Photo by Erin Nelson Sweeney.
Former Hewitt-Trussville football coach Jack Wood, right, talks with Jeff Williams, center, who coached with Wood from 1992-96, and Dwight Buzbee, his Auburn college roommate, during a reception honoring Wood with friends and family for his induction into the National High School Athletics Coaches Association Hall of Fame in June.
The state capital’s airport may have been small, but the trip was a big one.
Longtime Hewitt-Trussville head football coach Jack Wood was announced as an inductee into the National High School Athletics Coaches Association Hall of Fame in June. He attended the induction ceremony in Bismarck, N.D. — his first trip to the state.
“It was nice,” Wood said. “Good people. Really good people up there. It was a good trip and [I was] honored to go.”
Terry Curtis, the longtime UMS-Wright head football coach who serves as president of the Alabama Football Coaches Association, told Wood, the association’s executive director, that he was being nominated.
“They assured me this would be happening and, of course, I got on him,” Wood joked. “I said, ‘Terry, it’s my job to be doing this stuff for the coaches, not them doing it for me.’ So, that was nice. I didn’t know about it until it was already done, and I’m not good at surprises. I told somebody while I was up there — I think it was the director from Texas — I said, ‘This is the kind of stuff you and I are supposed to be doing for our coaches.’ We laughed and I said, ‘I feel like I’m giving myself my own birthday party.’”

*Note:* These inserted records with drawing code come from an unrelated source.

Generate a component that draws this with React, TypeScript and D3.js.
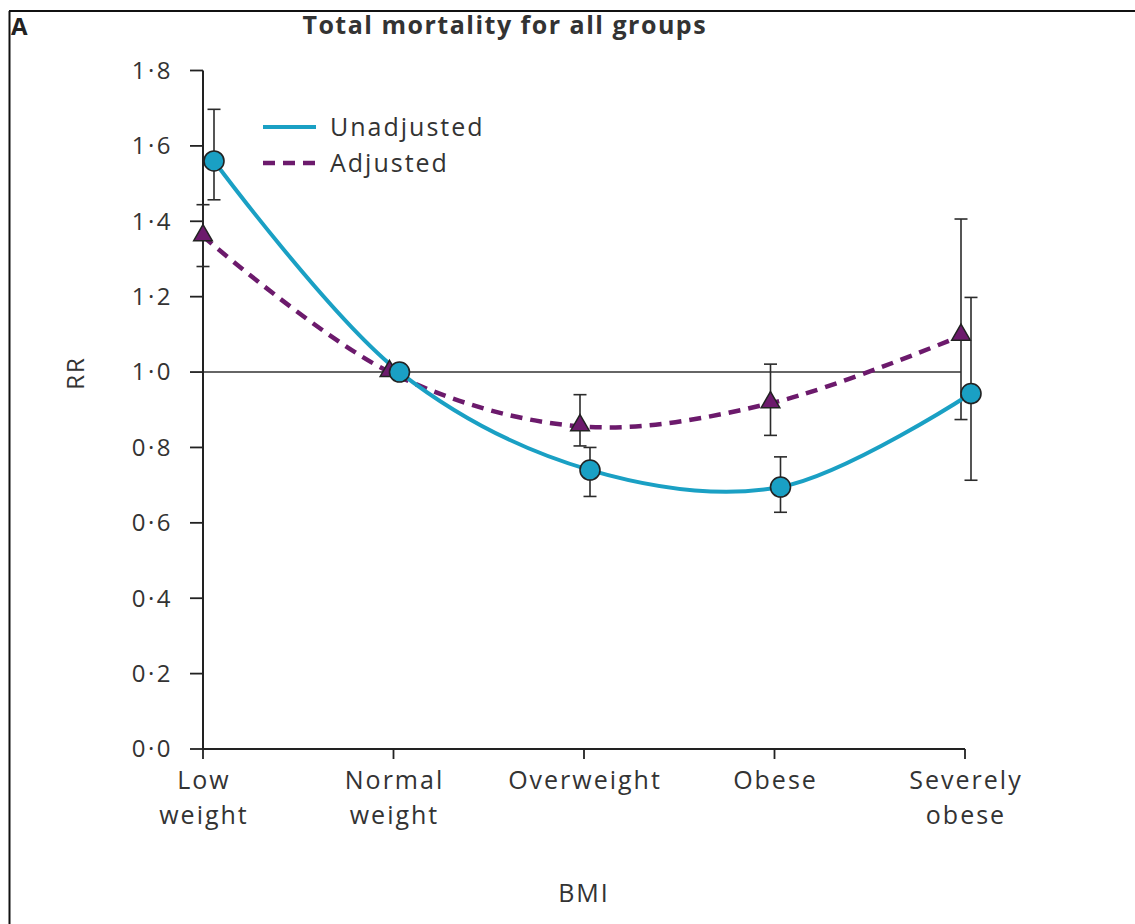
import React from "react";
import * as d3 from "d3";

// BMI categories (two-line axis labels)
const categories: string[][] = [
  ["Low", "weight"],
  ["Normal", "weight"],
  ["Overweight"],
  ["Obese"],
  ["Severely", "obese"],
];

// Relative risk, unadjusted model
const unadjusted = [1.56, 1.0, 0.74, 0.695, 0.943];
const unadjustedLow = [1.457, null, 0.67, 0.628, 0.713];
const unadjustedHigh = [1.697, null, 0.8, 0.775, 1.198];

// Relative risk, adjusted model
const adjusted = [1.36, 1.0, 0.856, 0.917, 1.096];
const adjustedLow = [1.28, null, 0.804, 0.832, 0.874];
const adjustedHigh = [1.444, null, 0.94, 1.021, 1.406];

const yTicks = [0, 0.2, 0.4, 0.6, 0.8, 1.0, 1.2, 1.4, 1.6, 1.8];

const W = 1135;
const H = 924;
const FONT = "'Open Sans', Lato, sans-serif";
const TEXT = "#333";
const TEAL = "#1aa0c4";
const PURPLE = "#6c1a6c";
const LS = 2; // letter spacing for labels

const fmt = (v: number) => v.toFixed(1).replace(".", "\u00b7");

export default function App() {
  const x = d3
    .scalePoint<number>()
    .domain(categories.map((_, i) => i))
    .range([203, 965]);
  const y = d3.scaleLinear().domain([0, 1.8]).range([749, 70.5]);

  const dodgeAdj = -4;
  const dodgeUnadj = 6;

  const line = d3
    .line<[number, number]>()
    .x((d) => d[0])
    .y((d) => d[1])
    .curve(d3.curveCatmullRom.alpha(0.5));

  const unadjPts: [number, number][] = unadjusted.map((v, i) => [
    (x(i) as number) + dodgeUnadj + (i === 0 ? 5 : 0),
    y(v),
  ]);
  const adjPts: [number, number][] = adjusted.map((v, i) => [
    Math.max(x(0) as number, (x(i) as number) + dodgeAdj),
    y(v),
  ]);

  const x0 = x(0) as number;
  const xN = x(categories.length - 1) as number;

  const errorBar = (
    cx: number,
    lo: number | null,
    hi: number | null,
    key: string
  ) => {
    if (lo == null || hi == null) return null;
    const cap = 6.5;
    return (
      <g key={key} stroke="#2b2b2b" strokeWidth={1.6} fill="none">
        <line x1={cx} x2={cx} y1={y(hi)} y2={y(lo)} />
        <line x1={cx - cap} x2={cx + cap} y1={y(hi)} y2={y(hi)} />
        <line x1={cx - cap} x2={cx + cap} y1={y(lo)} y2={y(lo)} />
      </g>
    );
  };

  const tri = d3.symbol(d3.symbolTriangle, 150)();

  return (
    <svg
      width={W}
      height={H}
      style={{ position: "absolute", left: 0, top: 0, display: "block", background: "#fff" }}
      fontFamily={FONT}
    >
      {/* panel frame: top and left rules */}
      <line x1={9} x2={W} y1={11} y2={11} stroke="#111" strokeWidth={2} />
      <line x1={9.5} x2={9.5} y1={11} y2={H} stroke="#111" strokeWidth={2} />

      <text x={11} y={35} fontSize={24} fontWeight={700} fill="#222">
        A
      </text>
      <text
        x={504 + 0.75}
        y={34}
        fontSize={25}
        fontWeight={700}
        letterSpacing={1.5}
        fill="#333"
        textAnchor="middle"
      >
        Total mortality for all groups
      </text>

      {/* reference line at RR = 1 */}
      <line
        x1={x0}
        x2={(x(4) as number) + dodgeAdj}
        y1={y(1)}
        y2={y(1)}
        stroke="#333"
        strokeWidth={1.6}
      />

      {/* y axis */}
      <g>
        <line x1={x0} x2={x0} y1={y(1.8)} y2={y(0)} stroke="#222" strokeWidth={2} />
        {yTicks.map((t) => (
          <g key={t}>
            <line x1={x0 - 13} x2={x0} y1={y(t)} y2={y(t)} stroke="#222" strokeWidth={1.8} />
            <text
              x={173}
              y={y(t)}
              dy="0.35em"
              textAnchor="end"
              fontSize={24}
              letterSpacing={2.5}
              fill={TEXT}
            >
              {fmt(t)}
            </text>
          </g>
        ))}
      </g>

      {/* x axis */}
      <g>
        <line x1={x0} x2={xN} y1={y(0)} y2={y(0)} stroke="#222" strokeWidth={2} />
        {categories.map((c, i) => (
          <g key={i}>
            <line
              x1={x(i) as number}
              x2={x(i) as number}
              y1={y(0)}
              y2={y(0) + 10}
              stroke="#222"
              strokeWidth={1.8}
            />
            {c.map((s, j) => (
              <text
                key={j}
                x={(x(i) as number) + LS / 2}
                y={780 + j * 35}
                dy="0.35em"
                textAnchor="middle"
                fontSize={25}
                letterSpacing={LS}
                fill={TEXT}
              >
                {s}
              </text>
            ))}
          </g>
        ))}
      </g>

      <text
        transform={`translate(76, ${y(1) + 1}) rotate(-90)`}
        textAnchor="middle"
        dy="0.35em"
        fontSize={24}
        letterSpacing={LS}
        fill={TEXT}
      >
        RR
      </text>
      <text
        x={583 + LS / 2}
        y={893}
        dy="0.35em"
        textAnchor="middle"
        fontSize={25}
        letterSpacing={LS}
        fill={TEXT}
      >
        BMI
      </text>

      {/* error bars */}
      {adjusted.map((_, i) =>
        errorBar(adjPts[i][0], adjustedLow[i], adjustedHigh[i], "a" + i)
      )}
      {unadjusted.map((_, i) =>
        errorBar(unadjPts[i][0], unadjustedLow[i], unadjustedHigh[i], "u" + i)
      )}

      {/* fitted curves */}
      <path
        d={line(adjPts) || ""}
        fill="none"
        stroke={PURPLE}
        strokeWidth={4.5}
        strokeDasharray="12 8"
      />
      <path d={line(unadjPts) || ""} fill="none" stroke={TEAL} strokeWidth={4} />

      {/* markers */}
      {adjPts.map((p, i) => (
        <path
          key={"ta" + i}
          d={tri || ""}
          transform={`translate(${p[0]}, ${p[1] - 1})`}
          fill={PURPLE}
          stroke="#222"
          strokeWidth={1.5}
        />
      ))}
      {unadjPts.map((p, i) => (
        <circle
          key={"cu" + i}
          cx={p[0]}
          cy={p[1]}
          r={10}
          fill={TEAL}
          stroke="#222"
          strokeWidth={1.6}
        />
      ))}

      {/* legend */}
      <g>
        <line x1={263} x2={316} y1={127} y2={127} stroke={TEAL} strokeWidth={4} />
        <text x={330} y={127} dy="0.35em" fontSize={25} letterSpacing={LS} fill={TEXT}>
          Unadjusted
        </text>
        <line
          x1={263}
          x2={316}
          y1={163}
          y2={163}
          stroke={PURPLE}
          strokeWidth={4.5}
          strokeDasharray="12 8"
        />
        <text x={330} y={163} dy="0.35em" fontSize={25} letterSpacing={LS} fill={TEXT}>
          Adjusted
        </text>
      </g>
    </svg>
  );
}
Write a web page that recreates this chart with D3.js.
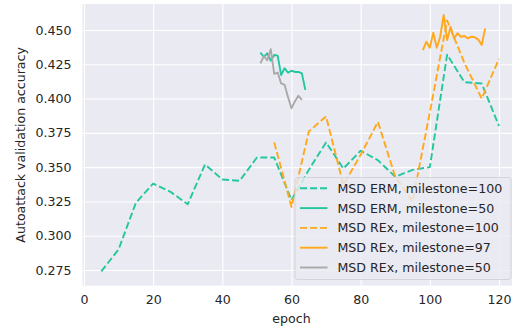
<!DOCTYPE html>
<html>
<head>
<meta charset="utf-8">
<script src="https://cdn.jsdelivr.net/npm/d3@7"></script>
<style>
  html, body { margin: 0; padding: 0; background: #fff; }
  svg { display: block; font-family: "DejaVu Sans", sans-serif; }
</style>
</head>
<body>
<svg id="chart" width="512" height="331"></svg>
<script>
// Autoattack validation accuracy per epoch for each training run
const ermEpochs100 = [5,10,15,20,25,30,35,40,45,50,55,60,65,70,75,80,85,90,95,100,105,110,115,120];
const ermAcc100 = [0.274,0.290,0.324,0.338,0.332,0.323,0.352,0.341,0.340,0.357,0.357,0.326,0.348,0.368,0.349,0.362,0.355,0.343,0.348,0.350,0.432,0.412,0.411,0.380];

const ermEpochs50 = [51,52,53,54,55,56,57,58,59,60,61,62,63,64];
const ermAcc50 = [0.4335,0.4305,0.4330,0.4276,0.4318,0.4313,0.4172,0.4221,0.4189,0.4203,0.4194,0.4194,0.4184,0.4063];

const rexEpochs100 = [55,60,65,70,75,80,85,90,95,100,105,110,115,120];
const rexAcc100 = [0.368,0.321,0.376,0.387,0.337,0.359,0.383,0.343,0.325,0.390,0.457,0.426,0.400,0.429];

const rexEpochs97 = [98,99,100,101,102,103,104,105,106,107,108,109,110,111,112,113,114,115,116];
const rexAcc97 = [0.4354,0.4415,0.4371,0.4481,0.4371,0.4451,0.4609,0.4427,0.4524,0.4439,0.4476,0.4451,0.4456,0.4439,0.4451,0.4447,0.4430,0.4391,0.4512];

const rexEpochs50 = [51,52,53,54,55,56,57,58,59,60,61,62,63];
const rexAcc50 = [0.4257,0.4310,0.4280,0.4360,0.4180,0.4190,0.4110,0.4100,0.4010,0.3930,0.3980,0.4020,0.3990];

const xTicks = [0,20,40,60,80,100,120];
const yTicks = [0.275,0.300,0.325,0.350,0.375,0.400,0.425,0.450];

const seriesLabels = ["MSD ERM, milestone=100","MSD ERM, milestone=50","MSD REx, milestone=100","MSD REx, milestone=97","MSD REx, milestone=50"];

const teal = "#22c79e", orange = "#ffa81c", gray = "#a9a9a9";
const series = [
  {label: seriesLabels[0], x: ermEpochs100, y: ermAcc100, color: teal, dash: "7,3"},
  {label: seriesLabels[1], x: ermEpochs50, y: ermAcc50, color: teal, dash: null},
  {label: seriesLabels[2], x: rexEpochs100, y: rexAcc100, color: orange, dash: "7,3"},
  {label: seriesLabels[3], x: rexEpochs97, y: rexAcc97, color: orange, dash: null},
  {label: seriesLabels[4], x: rexEpochs50, y: rexAcc50, color: gray, dash: null}
];

const svg = d3.select("#chart");
const plot = {left: 82.5, top: 4, right: 530, bottom: 285.7};
const textColor = "#262626";

const x = d3.scaleLinear().domain([0, 120]).range([84, 499]);
const y = d3.scaleLinear().domain([0.275, 0.450]).range([270, 30]);

svg.append("defs").append("clipPath").attr("id", "plotclip")
  .append("rect")
  .attr("x", plot.left).attr("y", plot.top)
  .attr("width", plot.right - plot.left).attr("height", plot.bottom - plot.top);

// axes background
svg.append("rect")
  .attr("x", plot.left).attr("y", plot.top)
  .attr("width", plot.right - plot.left).attr("height", plot.bottom - plot.top)
  .attr("fill", "#eaeaf2");

// white grid via axis ticks
const gx = svg.append("g")
  .attr("transform", `translate(0,${plot.bottom})`)
  .call(d3.axisBottom(x).tickValues(xTicks).tickSize(-(plot.bottom - plot.top)).tickPadding(9).tickFormat(d3.format("d")));
const gy = svg.append("g")
  .attr("transform", `translate(${plot.left},0)`)
  .call(d3.axisLeft(y).tickValues(yTicks).tickSize(-(plot.right - plot.left)).tickPadding(11).tickFormat(d3.format(".3f")));

[gx, gy].forEach(g => {
  g.select(".domain").remove();
  g.selectAll(".tick line").attr("stroke", "#ffffff").attr("stroke-width", 1.1);
  g.selectAll(".tick text")
    .attr("fill", textColor)
    .style("font-size", "12.6px")
    .style("font-family", "'DejaVu Sans', sans-serif");
});

// data lines
const lines = svg.append("g").attr("clip-path", "url(#plotclip)");
const lineGen = d3.line().x(d => x(d[0])).y(d => y(d[1]));
series.forEach(s => {
  lines.append("path")
    .datum(s.x.map((e, i) => [e, s.y[i]]))
    .attr("d", lineGen)
    .attr("fill", "none")
    .attr("stroke", s.color)
    .attr("stroke-width", 1.9)
    .attr("stroke-linejoin", "round")
    .attr("stroke-dasharray", s.dash);
});

// axis titles
svg.append("text")
  .attr("x", x(60) + 0).attr("y", 323)
  .attr("text-anchor", "middle")
  .attr("fill", textColor)
  .style("font-size", "12.6px")
  .text("epoch");
svg.append("text")
  .attr("transform", `translate(24.5,${(plot.top + plot.bottom) / 2}) rotate(-90)`)
  .attr("text-anchor", "middle")
  .attr("fill", textColor)
  .style("font-size", "12.6px")
  .text("Autoattack validation accuracy");

// legend
const leg = svg.append("g");
leg.append("rect")
  .attr("x", 295).attr("y", 177.5)
  .attr("width", 216).attr("height", 102)
  .attr("rx", 3)
  .attr("fill", "#eaeaf2").attr("fill-opacity", 0.8)
  .attr("stroke", "#d3d3d8").attr("stroke-width", 1);
series.forEach((s, i) => {
  const cy = 188.3 + i * 19.8;
  leg.append("line")
    .attr("x1", 300).attr("x2", 327.5)
    .attr("y1", cy).attr("y2", cy)
    .attr("stroke", s.color).attr("stroke-width", 1.9)
    .attr("stroke-dasharray", s.dash);
  leg.append("text")
    .attr("x", 337.5).attr("y", cy)
    .attr("dy", "0.36em")
    .attr("fill", textColor)
    .style("font-size", "12.6px")
    .text(s.label);
});
</script>
</body>
</html>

He joked, of course, but when the realization set in that he was being inducted into a national hall of fame, he was grateful.
“Very humbled,” Wood said. “I mean that. And surprised. Any time you attach ‘national’ on something, it gets your attention. Very appreciative.”
When the news came out, text messages and calls poured in. Coaches and former players honored Wood’s induction on July 12 at the Alabama Sports Hall of Fame in Birmingham.
“It’s just been overwhelming,” Wood said. “To hear back from former players, that’s the best part. I’ve answered every one of them personally if I could, a lot of them, and I’m not complaining. I still preach this — I still get on my soapbox some, being around coaches — but at the end of the day, it’s what your players think of you now. That’s it. It’s not the Ws and Ls. It’s what they think of you now. I think the best part now of all this is my relationship with the players and what they think now. You’re not going to win them all, but I love my players and I tell them that every time I see them, and they tell me that. That’s the best part, and that’s been the best part of this. No doubt.”
Wood, who grew up in Wetumpka, graduated from Auburn University in 1973 and subsequently began his coaching career at nearby Auburn High School. He remained there for a decade, spending about half the time as the varsity football team’s defensive coordinator. In 1983, he was hired as the Hewitt-Trussville head football coach, where he accumulated a 141-78 record over the next 19 seasons. His teams made the playoffs 14 of those seasons. The 1992 team, which finished 12-3, played for the Class 6A state championship, the Huskies’ only appearance in the ultimate game in school history. Wood was named Coach of the Year by the Alabama Sports Writers Association that year.